IBM receives 23 million pound UK Air Surveillance contract

  • 12:00 AM, July 29, 2009
  • 5205
IBM and Defence Equipment and Support, a department of the UK MoD, today announced a five-year strategic agreement for IBM to manage the UK Air Surveillance Command & Control System (UCCS). The IBM system is used to identify every one of the thousands of aircraft that are in the skies above the UK at any moment of the day. It tracks their movements against filed flight plans and sifts through real-time data to pinpoint suspicious activity. As a result, Royal Air Force Aerospace Battle Managers at two interlinked centres, Royal Air Force Boulmer in Northumberland and Royal Air Force Scampton in Lincolnshire, are able to scramble Tornado or Typhoon fighters to intercept any aircraft that enters NATO and national airspace without proper authorisation or is acting suspiciously. In a typical year, the system will monitor as many as 2 million aircraft movements. Air Commodore Mark Wordley, Air Officer Battlespace Management, HQ Air Command, commented: "Continued support and development of the UCCS system remains vital to the defence of the UK Homeland.
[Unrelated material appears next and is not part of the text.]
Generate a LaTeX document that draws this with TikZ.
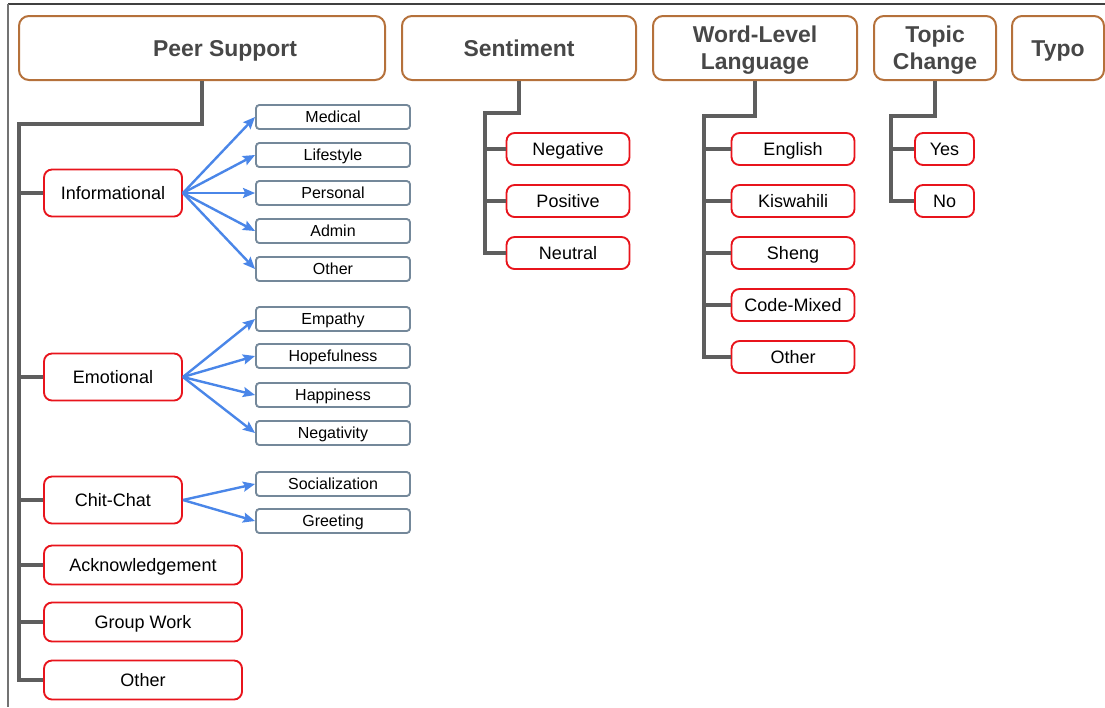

Furthermore the UCCS system supports key training activities essential for the preparation of Joint Forces deploying to operational theatres." The system was originally designed and implemented by IBM staff in the UK in 2001. The new agreement continues the existing relationship and covers the support for all hardware, software, training, helpdesk and onsite assistance to meet the most demanding requirements specified by the Royal Air Force. Graham Richards, Project Manager, Air Command and Control Systems Integrated Project Team said "For both ourselves and IBM, it was an impressive achievement to complete such a large and complex project to the satisfaction of users, within budget and on schedule." IBM will also be responsible for upgrading the system. In plan are extensions to take new types of data feeds from commercial air traffic control centres. Future enhancements will exploit advances in radar and data-link technologies so that information from aircraft in flight can be transmitted and incorporated into the new system. IBM's innovative use of commercial off-the-self technology in a front-line defence system won it the 2007 Technology award from Management Consultants Association.